• [Raw data]
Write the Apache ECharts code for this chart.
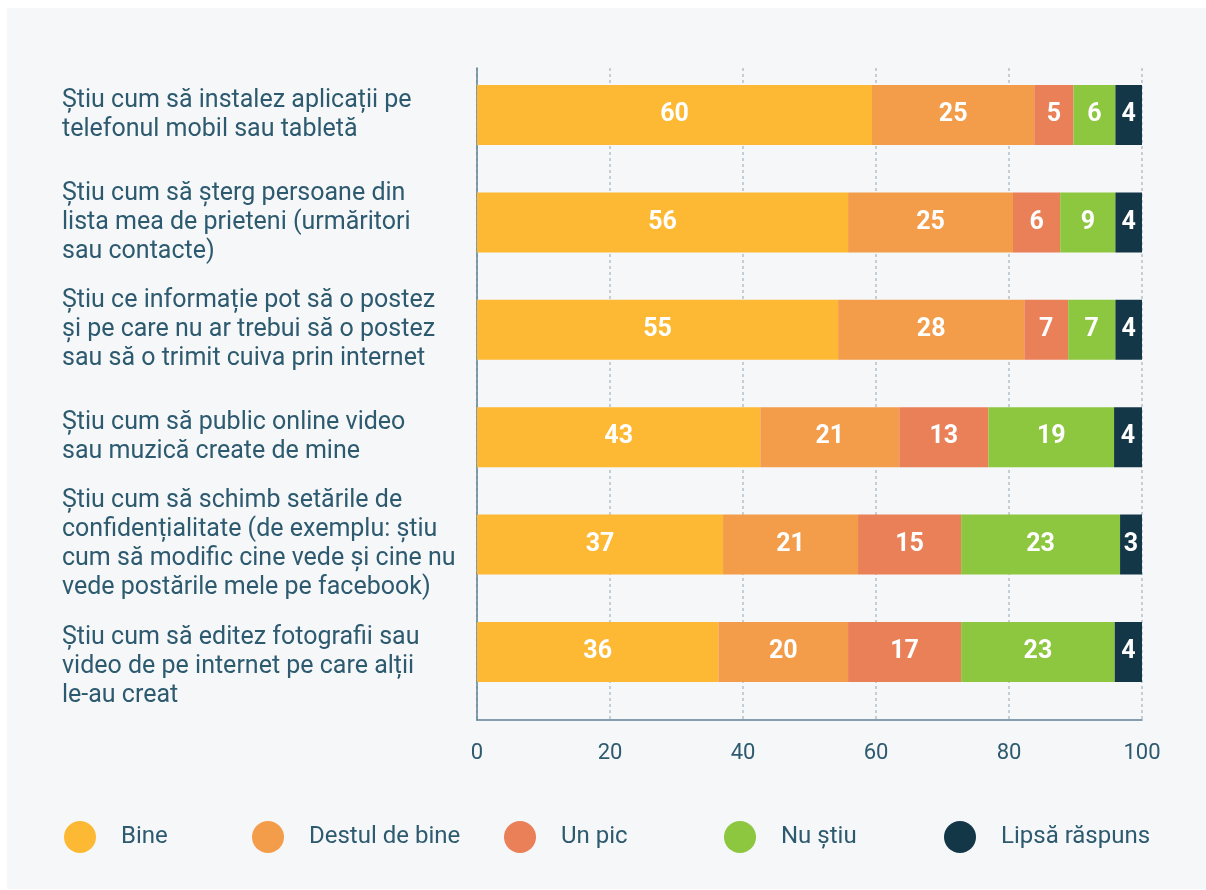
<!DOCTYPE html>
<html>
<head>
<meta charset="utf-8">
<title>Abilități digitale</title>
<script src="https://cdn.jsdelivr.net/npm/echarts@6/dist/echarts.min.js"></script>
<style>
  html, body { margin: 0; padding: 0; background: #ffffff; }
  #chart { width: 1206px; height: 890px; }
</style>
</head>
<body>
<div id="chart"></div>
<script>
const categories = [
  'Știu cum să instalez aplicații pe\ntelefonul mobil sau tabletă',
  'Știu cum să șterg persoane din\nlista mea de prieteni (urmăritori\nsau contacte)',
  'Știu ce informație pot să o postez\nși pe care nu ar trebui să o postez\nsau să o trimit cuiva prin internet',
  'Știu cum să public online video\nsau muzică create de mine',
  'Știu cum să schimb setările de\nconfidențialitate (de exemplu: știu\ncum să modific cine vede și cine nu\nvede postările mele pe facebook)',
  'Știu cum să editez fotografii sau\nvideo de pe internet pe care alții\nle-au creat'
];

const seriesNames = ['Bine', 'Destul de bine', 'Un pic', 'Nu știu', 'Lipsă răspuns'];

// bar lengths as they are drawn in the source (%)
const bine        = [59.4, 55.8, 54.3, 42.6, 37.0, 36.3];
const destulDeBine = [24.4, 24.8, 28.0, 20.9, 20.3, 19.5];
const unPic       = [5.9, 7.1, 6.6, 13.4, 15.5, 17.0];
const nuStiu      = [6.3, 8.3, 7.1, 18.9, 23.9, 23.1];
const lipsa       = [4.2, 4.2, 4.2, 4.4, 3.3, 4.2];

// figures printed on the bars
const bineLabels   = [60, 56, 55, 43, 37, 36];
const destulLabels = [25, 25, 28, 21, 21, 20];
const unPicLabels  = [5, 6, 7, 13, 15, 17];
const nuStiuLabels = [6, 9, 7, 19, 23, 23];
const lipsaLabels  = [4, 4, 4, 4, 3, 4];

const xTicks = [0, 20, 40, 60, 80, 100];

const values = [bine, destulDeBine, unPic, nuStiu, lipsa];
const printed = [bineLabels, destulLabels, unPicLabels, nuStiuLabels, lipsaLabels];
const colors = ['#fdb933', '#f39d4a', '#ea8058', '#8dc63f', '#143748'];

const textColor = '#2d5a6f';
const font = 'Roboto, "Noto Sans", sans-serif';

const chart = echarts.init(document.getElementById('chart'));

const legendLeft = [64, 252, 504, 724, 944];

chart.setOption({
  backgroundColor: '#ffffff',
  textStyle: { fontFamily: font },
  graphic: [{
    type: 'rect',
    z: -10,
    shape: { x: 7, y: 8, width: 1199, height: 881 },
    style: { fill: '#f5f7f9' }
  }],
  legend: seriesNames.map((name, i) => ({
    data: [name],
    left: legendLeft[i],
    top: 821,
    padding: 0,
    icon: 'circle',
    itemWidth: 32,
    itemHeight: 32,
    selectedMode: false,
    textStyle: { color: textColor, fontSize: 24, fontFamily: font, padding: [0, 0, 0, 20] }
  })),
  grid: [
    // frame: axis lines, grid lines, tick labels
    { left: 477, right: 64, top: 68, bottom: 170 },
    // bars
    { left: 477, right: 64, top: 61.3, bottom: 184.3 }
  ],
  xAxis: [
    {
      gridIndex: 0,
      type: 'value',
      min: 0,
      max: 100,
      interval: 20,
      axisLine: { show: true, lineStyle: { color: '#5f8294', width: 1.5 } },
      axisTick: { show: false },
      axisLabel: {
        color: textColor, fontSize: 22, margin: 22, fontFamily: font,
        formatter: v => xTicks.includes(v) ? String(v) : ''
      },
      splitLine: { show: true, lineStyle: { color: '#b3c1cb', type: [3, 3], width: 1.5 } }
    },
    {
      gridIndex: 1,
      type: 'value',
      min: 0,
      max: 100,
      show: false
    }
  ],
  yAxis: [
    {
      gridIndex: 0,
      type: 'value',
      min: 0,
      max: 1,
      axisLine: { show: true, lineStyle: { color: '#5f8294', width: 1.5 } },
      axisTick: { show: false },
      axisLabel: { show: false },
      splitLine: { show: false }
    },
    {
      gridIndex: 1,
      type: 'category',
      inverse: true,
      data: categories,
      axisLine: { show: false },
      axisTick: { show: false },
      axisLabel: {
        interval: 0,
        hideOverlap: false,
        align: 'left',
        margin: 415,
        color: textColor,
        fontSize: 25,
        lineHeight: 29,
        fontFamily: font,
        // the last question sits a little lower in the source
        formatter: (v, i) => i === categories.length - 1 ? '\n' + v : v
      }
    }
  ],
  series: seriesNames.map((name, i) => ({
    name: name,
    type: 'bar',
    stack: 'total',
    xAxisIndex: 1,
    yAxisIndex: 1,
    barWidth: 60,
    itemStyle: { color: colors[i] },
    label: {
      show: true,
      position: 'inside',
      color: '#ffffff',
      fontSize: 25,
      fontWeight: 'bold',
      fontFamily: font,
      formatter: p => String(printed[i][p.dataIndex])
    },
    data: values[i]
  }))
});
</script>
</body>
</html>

• [Written exercise] Everything from the first line to the line with "4.4, 3.3, 4.2];" must be repeated exactly, and nothing else. Leave the pictures out.

• [Written solution]
Write the Apache ECharts code for this chart.
<!DOCTYPE html>
<html>
<head>
<meta charset="utf-8">
<title>Abilități digitale</title>
<script src="https://cdn.jsdelivr.net/npm/echarts@6/dist/echarts.min.js"></script>
<style>
  html, body { margin: 0; padding: 0; background: #ffffff; }
  #chart { width: 1206px; height: 890px; }
</style>
</head>
<body>
<div id="chart"></div>
<script>
const categories = [
  'Știu cum să instalez aplicații pe\ntelefonul mobil sau tabletă',
  'Știu cum să șterg persoane din\nlista mea de prieteni (urmăritori\nsau contacte)',
  'Știu ce informație pot să o postez\nși pe care nu ar trebui să o postez\nsau să o trimit cuiva prin internet',
  'Știu cum să public online video\nsau muzică create de mine',
  'Știu cum să schimb setările de\nconfidențialitate (de exemplu: știu\ncum să modific cine vede și cine nu\nvede postările mele pe facebook)',
  'Știu cum să editez fotografii sau\nvideo de pe internet pe care alții\nle-au creat'
];

const seriesNames = ['Bine', 'Destul de bine', 'Un pic', 'Nu știu', 'Lipsă răspuns'];

// bar lengths as they are drawn in the source (%)
const bine        = [59.4, 55.8, 54.3, 42.6, 37.0, 36.3];
const destulDeBine = [24.4, 24.8, 28.0, 20.9, 20.3, 19.5];
const unPic       = [5.9, 7.1, 6.6, 13.4, 15.5, 17.0];
const nuStiu      = [6.3, 8.3, 7.1, 18.9, 23.9, 23.1];
const lipsa       = [4.2, 4.2, 4.2, 4.4, 3.3, 4.2];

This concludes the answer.